Thursday, September 20, 2007
"The 'Uber-Librarian' sent me a some articles this morning on the subject of (Christ's) atonement, and I just think a lot of people are not aware of how far out of the quote-unquote "mainstream" most of us are when it comes to what we believe. When they're exposed to the other viewpoints, they're really rocked because they just don't know of the other viewpoints that are out there. We... have to struggle with the term quote-unquote "evangelical" today because many of the people who are writing against the concept of substitutionary atonement, many people who do not believe in substitutionary atonement and identify it as "child abuse" and things like this, are viewed as "evangelicals".
I said to an evangelical leader recently, "I don't consider myself an evangelical anymore."
"OH! You shouldn't say that!!" (the leader said).
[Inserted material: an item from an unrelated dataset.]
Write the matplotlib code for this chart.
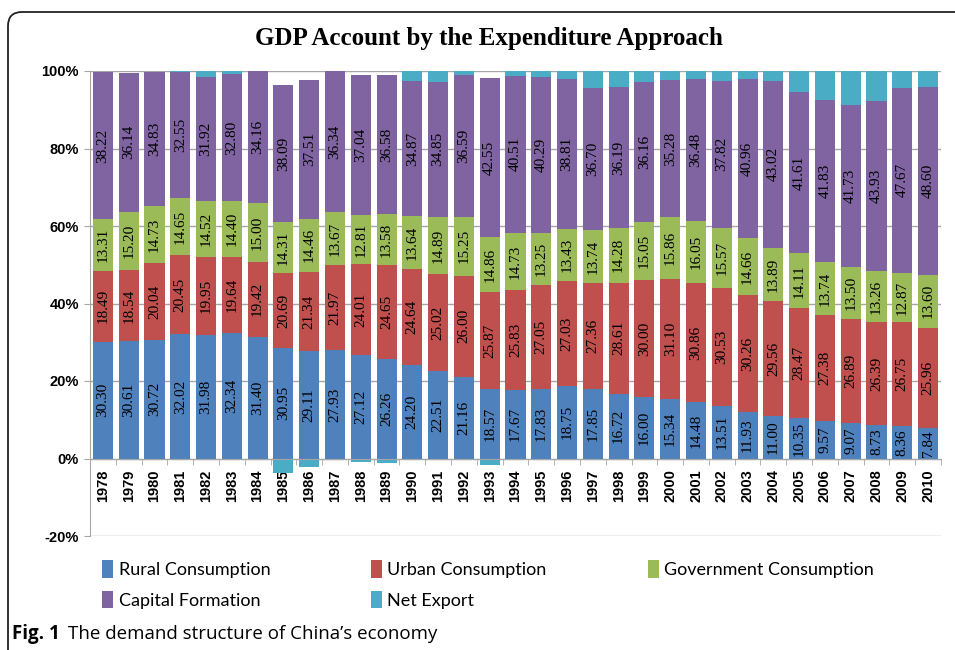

Well, you know, if T.D. Jakes is an evangelical leader, I am not a part of any movement of which he is a part so how can this word any longer have much in the way of meaning?"
- James R. White
(Sept. 18, 2007)
While I do not agree that the likes of T.D. Jakes and Joel Osteen are in fact Evangelical, they are regarded around this nation as evangelical Christians. I don't think the answer is to say that we are no longer evangelicals as defined by the true sense of the term, but definitely deny that we are this new definition of the word that has sprung up over the past few decades. What is calling itself "evangelical Christianity" today has little to no resemblance of what the term actually means. We need to start fighting for clarity and stability in definitions again!